**EXERCISE:** Scan the data below for the string "Output". Copy every line where it appears.

**SOURCE EXCERPT:**

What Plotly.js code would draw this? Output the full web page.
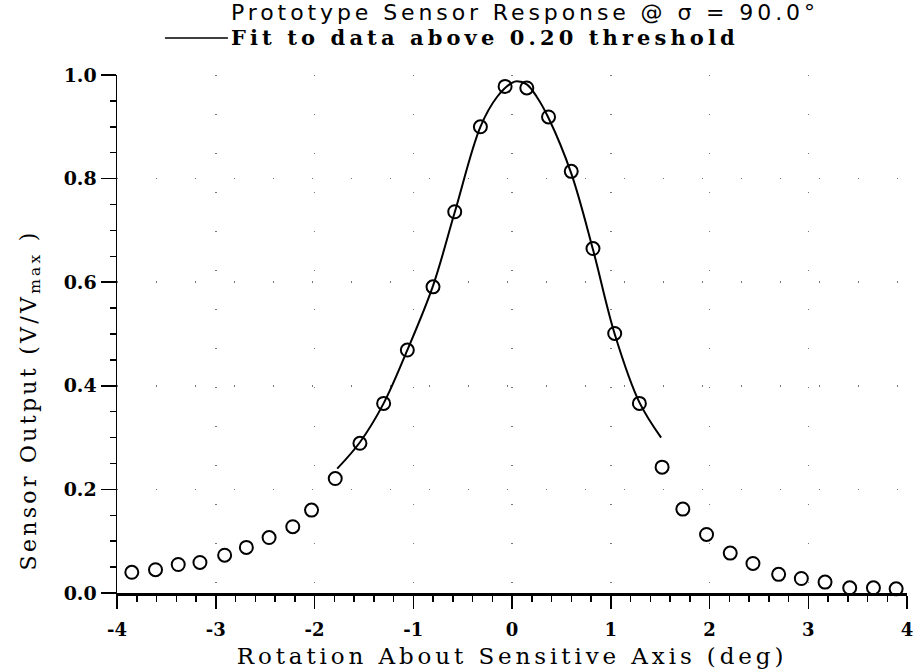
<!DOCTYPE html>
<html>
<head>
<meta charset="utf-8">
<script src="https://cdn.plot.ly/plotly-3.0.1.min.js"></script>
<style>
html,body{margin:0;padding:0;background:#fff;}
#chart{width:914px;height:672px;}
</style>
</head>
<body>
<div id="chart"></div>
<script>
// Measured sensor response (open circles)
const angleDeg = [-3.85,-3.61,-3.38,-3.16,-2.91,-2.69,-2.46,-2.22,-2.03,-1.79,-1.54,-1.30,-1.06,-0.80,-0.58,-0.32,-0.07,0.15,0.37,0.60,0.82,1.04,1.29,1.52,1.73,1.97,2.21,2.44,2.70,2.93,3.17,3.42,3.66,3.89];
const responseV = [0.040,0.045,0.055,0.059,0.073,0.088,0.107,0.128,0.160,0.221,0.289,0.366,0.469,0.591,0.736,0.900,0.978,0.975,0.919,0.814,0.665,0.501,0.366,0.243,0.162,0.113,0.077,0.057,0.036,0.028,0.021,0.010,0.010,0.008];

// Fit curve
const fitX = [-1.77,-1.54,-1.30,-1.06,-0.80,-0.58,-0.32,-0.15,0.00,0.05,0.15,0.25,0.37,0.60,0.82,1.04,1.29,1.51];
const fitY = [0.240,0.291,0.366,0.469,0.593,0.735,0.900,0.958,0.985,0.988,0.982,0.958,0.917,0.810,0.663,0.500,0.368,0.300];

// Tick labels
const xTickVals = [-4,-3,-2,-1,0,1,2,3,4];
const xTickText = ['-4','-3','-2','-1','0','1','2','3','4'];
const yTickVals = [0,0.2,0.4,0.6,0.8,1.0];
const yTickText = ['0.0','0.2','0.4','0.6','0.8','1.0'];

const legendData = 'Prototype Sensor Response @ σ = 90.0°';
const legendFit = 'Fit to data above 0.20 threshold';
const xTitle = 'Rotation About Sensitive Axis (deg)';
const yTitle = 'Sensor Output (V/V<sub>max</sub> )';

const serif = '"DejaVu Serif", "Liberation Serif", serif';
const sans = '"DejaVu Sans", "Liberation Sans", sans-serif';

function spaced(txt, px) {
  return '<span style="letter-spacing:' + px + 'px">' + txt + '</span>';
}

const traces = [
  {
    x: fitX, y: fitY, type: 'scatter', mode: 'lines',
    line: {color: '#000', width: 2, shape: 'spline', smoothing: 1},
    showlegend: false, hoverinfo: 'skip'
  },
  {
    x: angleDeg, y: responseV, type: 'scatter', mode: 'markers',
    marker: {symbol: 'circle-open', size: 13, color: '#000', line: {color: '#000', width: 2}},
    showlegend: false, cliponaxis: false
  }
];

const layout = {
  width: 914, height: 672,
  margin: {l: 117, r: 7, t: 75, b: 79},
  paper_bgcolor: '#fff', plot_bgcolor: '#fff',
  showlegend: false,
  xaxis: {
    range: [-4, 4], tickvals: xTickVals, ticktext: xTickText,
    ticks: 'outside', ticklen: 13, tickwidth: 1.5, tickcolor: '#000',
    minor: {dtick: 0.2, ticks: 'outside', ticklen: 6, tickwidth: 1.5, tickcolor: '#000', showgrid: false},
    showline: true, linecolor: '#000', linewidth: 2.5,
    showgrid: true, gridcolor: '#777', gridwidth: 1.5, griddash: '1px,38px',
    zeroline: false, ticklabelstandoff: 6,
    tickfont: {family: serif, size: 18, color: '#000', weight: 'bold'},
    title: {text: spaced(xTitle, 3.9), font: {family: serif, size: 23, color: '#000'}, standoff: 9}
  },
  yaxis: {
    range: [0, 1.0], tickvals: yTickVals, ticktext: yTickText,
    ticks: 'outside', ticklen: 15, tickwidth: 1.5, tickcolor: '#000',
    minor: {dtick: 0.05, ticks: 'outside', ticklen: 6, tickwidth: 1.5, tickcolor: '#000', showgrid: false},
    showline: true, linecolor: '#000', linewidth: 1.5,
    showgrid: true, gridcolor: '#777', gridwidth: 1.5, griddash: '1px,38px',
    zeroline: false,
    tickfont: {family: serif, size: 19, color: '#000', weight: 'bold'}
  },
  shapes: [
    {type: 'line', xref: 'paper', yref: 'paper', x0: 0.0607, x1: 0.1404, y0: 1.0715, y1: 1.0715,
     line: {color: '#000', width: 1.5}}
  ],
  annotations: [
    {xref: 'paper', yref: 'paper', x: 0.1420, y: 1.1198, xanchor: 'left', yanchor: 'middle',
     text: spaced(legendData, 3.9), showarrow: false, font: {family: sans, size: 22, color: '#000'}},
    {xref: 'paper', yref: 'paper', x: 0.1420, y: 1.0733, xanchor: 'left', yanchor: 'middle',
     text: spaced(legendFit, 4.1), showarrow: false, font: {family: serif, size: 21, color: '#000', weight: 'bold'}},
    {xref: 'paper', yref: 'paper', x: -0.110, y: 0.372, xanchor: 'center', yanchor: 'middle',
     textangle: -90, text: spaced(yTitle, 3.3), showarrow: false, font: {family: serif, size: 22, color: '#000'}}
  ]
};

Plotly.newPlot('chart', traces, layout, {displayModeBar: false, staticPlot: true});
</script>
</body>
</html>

**TASK SOLUTION:**
What Plotly.js code would draw this? Output the full web page.
const yTitle = 'Sensor Output (V/V<sub>max</sub> )';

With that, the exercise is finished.